The
last decade has seen three serious blows to democracy’s
credibility.
The
first is the accumulation of public and private debt beyond what is
prudent. (I include private debt because people or banks may avoid their debts
by transferring them to the state, demanding their cancellation by political means, or by voting for
parties that inflate the debt away.) This accumulation of debt made
it much harder for European nations to respond to the financial
crisis by Keynesian spending. You are supposed to save in the good
times so that you can spend in the bad times. We spent all the time
and when we really needed to spend, we stretched our credit with the
markets. Now most European democracies have to perform a very unpleasant balancing act.
The
second and much more serious is the violation of human
rights by the Western democracies. We were not supposed to torture
people, abduct people to be tortured by others, or imprison (“detain”)
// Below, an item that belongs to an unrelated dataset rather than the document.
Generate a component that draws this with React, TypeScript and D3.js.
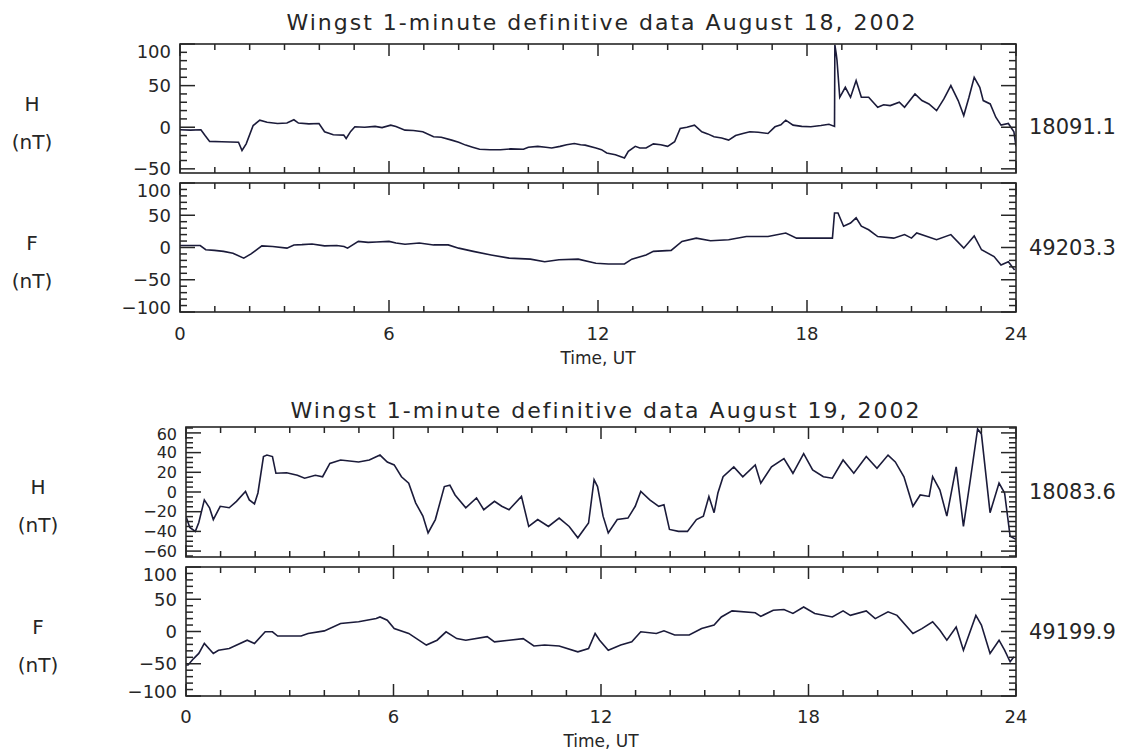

people for 3 months without trial. George W. Bush authorized torture and
was reelected. Since then, nobody has been prosecuted for the torture that took place. The word for this in third-world dictatorships is "impunity". It is hard not to suspect that these events happened because very many Americans do not mind, or actively support,
torturing America’s enemies. (Similar things have happened in Britain.) So, the democratic process failed to protect
unpopular minorities. This is tyranny of the majority. When
democracy eats away at liberalism, it is destroying its own moral
basis.
Last,
and potentially the most serious, there is the failure to deal
with global warming. This issue dwarfs all others in its possible consequences. Again, one factor behind the world’s inability to
come up with a solution is surely that in many democratic countries, large parts of the public do not understand the science of climate change, or are actively deluded climate deniers. It is as if human
survival depended on the theory of evolution, in a world of
creationists.
Dictatorship hardly has a better record in any of these cases.
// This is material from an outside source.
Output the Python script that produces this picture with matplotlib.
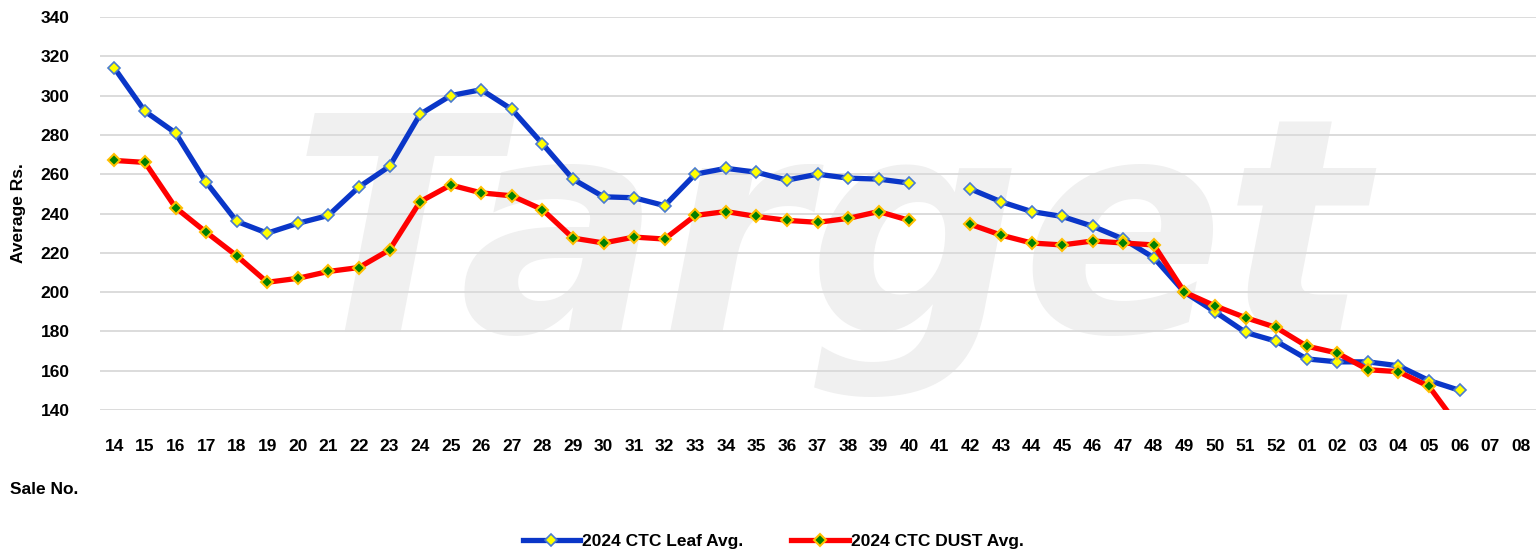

The Chinese also share the blame for Kyoto's failure, plenty of
dictators have piled up debt and run down the country, and as for
human rights, enough said. But if the failures above become
more and more apparent, nobody will be calling for a home-grown Idi
Amin. Instead more and more power will be handed over to unelected
bureaucrats, with academics and others thinking up specious reasons
why this is “really compatible with the principles of democracy”
– just not with actual voting, you understand.
For
these reasons, despite the inspiring example of the Arab spring, I am not sanguine about democracy's future in its heartlands.